Your objective: Each line below must be set down exactly; omit any image you find.

(Records with drawing code)
▶

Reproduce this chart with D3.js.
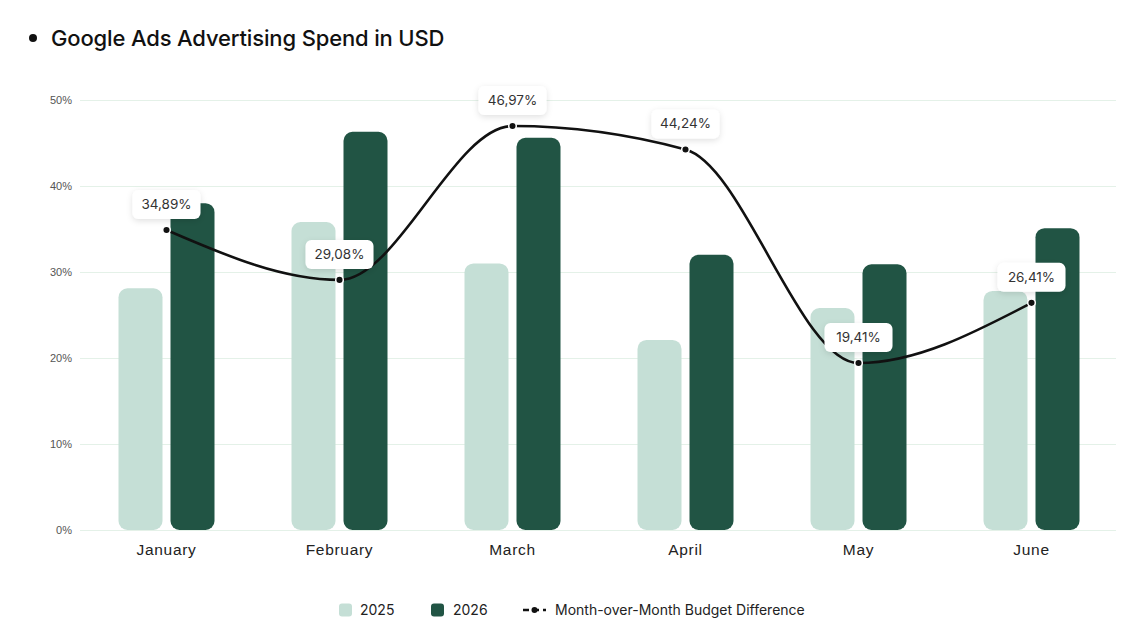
<!DOCTYPE html>
<html>
<head>
<meta charset="utf-8">
<script src="https://cdn.jsdelivr.net/npm/d3@7"></script>
<style>
  body { margin: 0; background: #fff; }
  svg { display: block; font-family: Inter, "Noto Sans", sans-serif; }
  .tick-y text { fill: #555; font-size: 11px; }
  .tick-x text { fill: #222; font-size: 15.5px; letter-spacing: 0.7px; }
</style>
</head>
<body>
<svg id="chart"></svg>
<script>
var months = ["January", "February", "March", "April", "May", "June"];
var spend2025 = [28.1, 35.8, 31.0, 22.1, 25.8, 27.8];
var spend2026 = [38.0, 46.3, 45.6, 32.0, 30.9, 35.1];
var momDiff = [34.89, 29.08, 46.97, 44.24, 19.41, 26.41];
var yTicks = [0, 10, 20, 30, 40, 50];

var colors = { y2025: "#c5dfd6", y2026: "#215444", line: "#111111", grid: "#e4f1e8" };

var svgWidth = 1148, svgHeight = 623;
var margin = { top: 100, right: 30, bottom: 93, left: 80 };
var width = svgWidth - margin.left - margin.right;
var height = svgHeight - margin.top - margin.bottom;

var svg = d3.select("#chart")
  .attr("width", svgWidth)
  .attr("height", svgHeight);

// shadow for the value labels
var defs = svg.append("defs");
var filter = defs.append("filter").attr("id", "shadow")
  .attr("x", "-30%").attr("y", "-40%").attr("width", "160%").attr("height", "200%");
filter.append("feDropShadow")
  .attr("dx", 0).attr("dy", 2).attr("stdDeviation", 3)
  .attr("flood-color", "#000").attr("flood-opacity", 0.12);

// title
svg.append("circle").attr("cx", 33).attr("cy", 38).attr("r", 4).attr("fill", "#111");
svg.append("text")
  .attr("x", 51).attr("y", 46)
  .attr("font-size", 22).attr("font-weight", 550).attr("fill", "#111")
  .attr("letter-spacing", "-0.15")
  .text("Google Ads Advertising Spend in USD");

var chart = svg.append("g")
  .attr("transform", `translate(${margin.left}, ${margin.top})`);

var x = d3.scaleBand().domain(months).range([0, width]).padding(0);
var y = d3.scaleLinear().domain([0, 50]).range([height, 0]);

// grid lines + y labels
chart.append("g")
  .attr("class", "tick-y")
  .call(d3.axisLeft(y).tickValues(yTicks).tickSize(-width + 2).tickPadding(8)
    .tickFormat(function(d) { return d + "%"; }))
  .call(function(g) {
    g.select(".domain").remove();
    g.selectAll("line").attr("stroke", colors.grid);
  });

// x labels
chart.append("g")
  .attr("class", "tick-x")
  .attr("transform", "translate(0," + height + ")")
  .call(d3.axisBottom(x).tickSize(0).tickPadding(14))
  .call(function(g) { g.select(".domain").remove(); });

// bars
var barW = 44, offset = 26;
var r = 9;
function barPath(cx, v) {
  var x0 = cx - barW / 2, y0 = y(v), h = height - y0;
  return "M" + x0 + "," + (y0 + r) +
    "a" + r + "," + r + " 0 0 1 " + r + "," + (-r) +
    "h" + (barW - 2 * r) +
    "a" + r + "," + r + " 0 0 1 " + r + "," + r +
    "v" + (h - 2 * r) +
    "a" + r + "," + r + " 0 0 1 " + (-r) + "," + r +
    "h" + (-(barW - 2 * r)) +
    "a" + r + "," + r + " 0 0 1 " + (-r) + "," + (-r) + "Z";
}

chart.selectAll(".bar2025")
  .data(months)
  .enter().append("path")
  .attr("fill", colors.y2025)
  .attr("d", function(d, i) { return barPath(x(d) + x.bandwidth() / 2 - offset, spend2025[i]); });

chart.selectAll(".bar2026")
  .data(months)
  .enter().append("path")
  .attr("fill", colors.y2026)
  .attr("d", function(d, i) { return barPath(x(d) + x.bandwidth() / 2 + offset, spend2026[i]); });

// line
var linePts = months.map(function(m, i) { return { m: m, v: momDiff[i] }; });
var line = d3.line()
  .curve(d3.curveMonotoneX)
  .x(function(d) { return x(d.m) + x.bandwidth() / 2; })
  .y(function(d) { return y(d.v); });

chart.append("path")
  .datum(linePts)
  .attr("fill", "none")
  .attr("stroke", colors.line)
  .attr("stroke-width", 2.6)
  .attr("d", line);

chart.selectAll(".pt")
  .data(linePts)
  .enter().append("circle")
  .attr("cx", function(d) { return x(d.m) + x.bandwidth() / 2; })
  .attr("cy", function(d) { return y(d.v); })
  .attr("r", 3.8)
  .attr("fill", colors.line)
  .attr("stroke", "#fff")
  .attr("stroke-width", 1.5);

// value labels
var fmt = function(v) { return v.toFixed(2).replace(".", ",") + "%"; };
var lbl = chart.selectAll(".lbl")
  .data(linePts)
  .enter().append("g")
  .attr("transform", function(d) {
    return "translate(" + (x(d.m) + x.bandwidth() / 2) + "," + (y(d.v) - 26) + ")";
  });
lbl.append("rect")
  .attr("x", -34).attr("y", -14).attr("width", 68).attr("height", 29).attr("rx", 6)
  .attr("fill", "#fff")
  .attr("filter", "url(#shadow)");
lbl.append("text")
  .attr("text-anchor", "middle")
  .attr("dy", "0.36em")
  .attr("font-size", 13.5)
  .attr("fill", "#333")
  .text(function(d) { return fmt(d.v); });

// legend
var legend = svg.append("g").attr("transform", "translate(0,610)");
legend.append("rect").attr("x", 339).attr("y", -6.5).attr("width", 13).attr("height", 13).attr("rx", 3).attr("fill", colors.y2025);
legend.append("text").attr("x", 360).attr("dy", "0.35em").attr("font-size", 14).attr("fill", "#222").text("2025");
legend.append("rect").attr("x", 431).attr("y", -6.5).attr("width", 13).attr("height", 13).attr("rx", 3).attr("fill", colors.y2026);
legend.append("text").attr("x", 453).attr("dy", "0.35em").attr("font-size", 14).attr("fill", "#222").text("2026");
legend.append("line").attr("x1", 523).attr("x2", 546).attr("stroke", colors.line).attr("stroke-width", 2.5).attr("stroke-dasharray", "6,4");
legend.append("circle").attr("cx", 534.5).attr("r", 3).attr("fill", colors.line);
legend.append("text").attr("x", 555).attr("dy", "0.35em").attr("font-size", 14).attr("fill", "#222").text("Month-over-Month Budget Difference");
</script>
</body>
</html>
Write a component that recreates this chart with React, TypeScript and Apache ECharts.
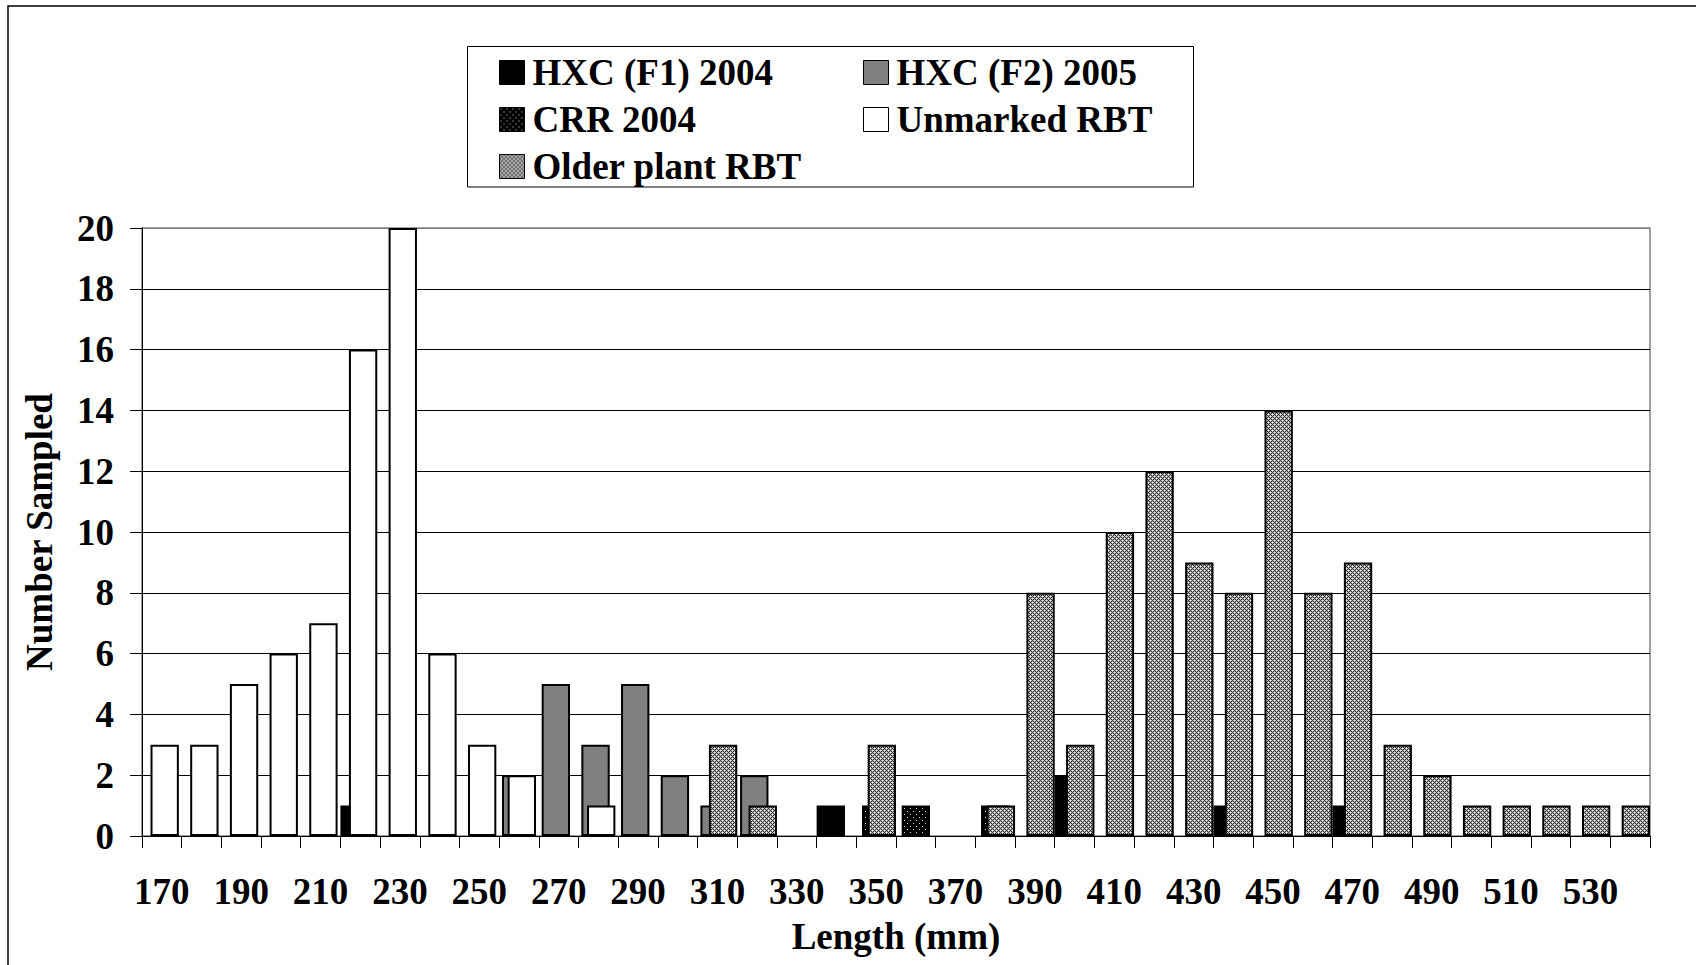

◀

Result:
Reproduce this chart with D3.js.
<!DOCTYPE html>
<html>
<head>
<meta charset="utf-8">
<script src="https://cdn.jsdelivr.net/npm/d3@7"></script>
<style>
  body { margin: 0; background: #fff; }
  svg { display: block; font-family: Inter, "Noto Sans", sans-serif; }
  .tick-y text { fill: #555; font-size: 11px; }
  .tick-x text { fill: #222; font-size: 15.5px; letter-spacing: 0.7px; }
</style>
</head>
<body>
<svg id="chart"></svg>
<script>
var months = ["January", "February", "March", "April", "May", "June"];
var spend2025 = [28.1, 35.8, 31.0, 22.1, 25.8, 27.8];
var spend2026 = [38.0, 46.3, 45.6, 32.0, 30.9, 35.1];
var momDiff = [34.89, 29.08, 46.97, 44.24, 19.41, 26.41];
var yTicks = [0, 10, 20, 30, 40, 50];

var colors = { y2025: "#c5dfd6", y2026: "#215444", line: "#111111", grid: "#e4f1e8" };

var svgWidth = 1148, svgHeight = 623;
var margin = { top: 100, right: 30, bottom: 93, left: 80 };
var width = svgWidth - margin.left - margin.right;
var height = svgHeight - margin.top - margin.bottom;

var svg = d3.select("#chart")
  .attr("width", svgWidth)
  .attr("height", svgHeight);

// shadow for the value labels
var defs = svg.append("defs");
var filter = defs.append("filter").attr("id", "shadow")
  .attr("x", "-30%").attr("y", "-40%").attr("width", "160%").attr("height", "200%");
filter.append("feDropShadow")
  .attr("dx", 0).attr("dy", 2).attr("stdDeviation", 3)
  .attr("flood-color", "#000").attr("flood-opacity", 0.12);

// title
svg.append("circle").attr("cx", 33).attr("cy", 38).attr("r", 4).attr("fill", "#111");
svg.append("text")
  .attr("x", 51).attr("y", 46)
  .attr("font-size", 22).attr("font-weight", 550).attr("fill", "#111")
  .attr("letter-spacing", "-0.15")
  .text("Google Ads Advertising Spend in USD");

var chart = svg.append("g")
  .attr("transform", `translate(${margin.left}, ${margin.top})`);

var x = d3.scaleBand().domain(months).range([0, width]).padding(0);
var y = d3.scaleLinear().domain([0, 50]).range([height, 0]);

// grid lines + y labels
chart.append("g")
  .attr("class", "tick-y")
  .call(d3.axisLeft(y).tickValues(yTicks).tickSize(-width + 2).tickPadding(8)
    .tickFormat(function(d) { return d + "%"; }))
  .call(function(g) {
    g.select(".domain").remove();
    g.selectAll("line").attr("stroke", colors.grid);
  });

// x labels
chart.append("g")
  .attr("class", "tick-x")
  .attr("transform", "translate(0," + height + ")")
  .call(d3.axisBottom(x).tickSize(0).tickPadding(14))
  .call(function(g) { g.select(".domain").remove(); });

// bars
var barW = 44, offset = 26;
var r = 9;
function barPath(cx, v) {
  var x0 = cx - barW / 2, y0 = y(v), h = height - y0;
  return "M" + x0 + "," + (y0 + r) +
    "a" + r + "," + r + " 0 0 1 " + r + "," + (-r) +
    "h" + (barW - 2 * r) +
    "a" + r + "," + r + " 0 0 1 " + r + "," + r +
    "v" + (h - 2 * r) +
    "a" + r + "," + r + " 0 0 1 " + (-r) + "," + r +
    "h" + (-(barW - 2 * r)) +
    "a" + r + "," + r + " 0 0 1 " + (-r) + "," + (-r) + "Z";
}

chart.selectAll(".bar2025")
  .data(months)
  .enter().append("path")
  .attr("fill", colors.y2025)
  .attr("d", function(d, i) { return barPath(x(d) + x.bandwidth() / 2 - offset, spend2025[i]); });

chart.selectAll(".bar2026")
  .data(months)
  .enter().append("path")
  .attr("fill", colors.y2026)
  .attr("d", function(d, i) { return barPath(x(d) + x.bandwidth() / 2 + offset, spend2026[i]); });

// line
var linePts = months.map(function(m, i) { return { m: m, v: momDiff[i] }; });
var line = d3.line()
  .curve(d3.curveMonotoneX)
  .x(function(d) { return x(d.m) + x.bandwidth() / 2; })
  .y(function(d) { return y(d.v); });

chart.append("path")
  .datum(linePts)
  .attr("fill", "none")
  .attr("stroke", colors.line)
  .attr("stroke-width", 2.6)
  .attr("d", line);

chart.selectAll(".pt")
  .data(linePts)
  .enter().append("circle")
  .attr("cx", function(d) { return x(d.m) + x.bandwidth() / 2; })
  .attr("cy", function(d) { return y(d.v); })
  .attr("r", 3.8)
  .attr("fill", colors.line)
  .attr("stroke", "#fff")
  .attr("stroke-width", 1.5);

// value labels
var fmt = function(v) { return v.toFixed(2).replace(".", ",") + "%"; };
var lbl = chart.selectAll(".lbl")
  .data(linePts)
  .enter().append("g")
  .attr("transform", function(d) {
    return "translate(" + (x(d.m) + x.bandwidth() / 2) + "," + (y(d.v) - 26) + ")";
  });
lbl.append("rect")
  .attr("x", -34).attr("y", -14).attr("width", 68).attr("height", 29).attr("rx", 6)
  .attr("fill", "#fff")
  .attr("filter", "url(#shadow)");
lbl.append("text")
  .attr("text-anchor", "middle")
  .attr("dy", "0.36em")
  .attr("font-size", 13.5)
  .attr("fill", "#333")
  .text(function(d) { return fmt(d.v); });

// legend
var legend = svg.append("g").attr("transform", "translate(0,610)");
legend.append("rect").attr("x", 339).attr("y", -6.5).attr("width", 13).attr("height", 13).attr("rx", 3).attr("fill", colors.y2025);
legend.append("text").attr("x", 360).attr("dy", "0.35em").attr("font-size", 14).attr("fill", "#222").text("2025");
legend.append("rect").attr("x", 431).attr("y", -6.5).attr("width", 13).attr("height", 13).attr("rx", 3).attr("fill", colors.y2026);
legend.append("text").attr("x", 453).attr("dy", "0.35em").attr("font-size", 14).attr("fill", "#222").text("2026");
legend.append("line").attr("x1", 523).attr("x2", 546).attr("stroke", colors.line).attr("stroke-width", 2.5).attr("stroke-dasharray", "6,4");
legend.append("circle").attr("cx", 534.5).attr("r", 3).attr("fill", colors.line);
legend.append("text").attr("x", 555).attr("dy", "0.35em").attr("font-size", 14).attr("fill", "#222").text("Month-over-Month Budget Difference");
</script>
</body>
</html>
Write a component that recreates this chart with React, TypeScript and Apache ECharts.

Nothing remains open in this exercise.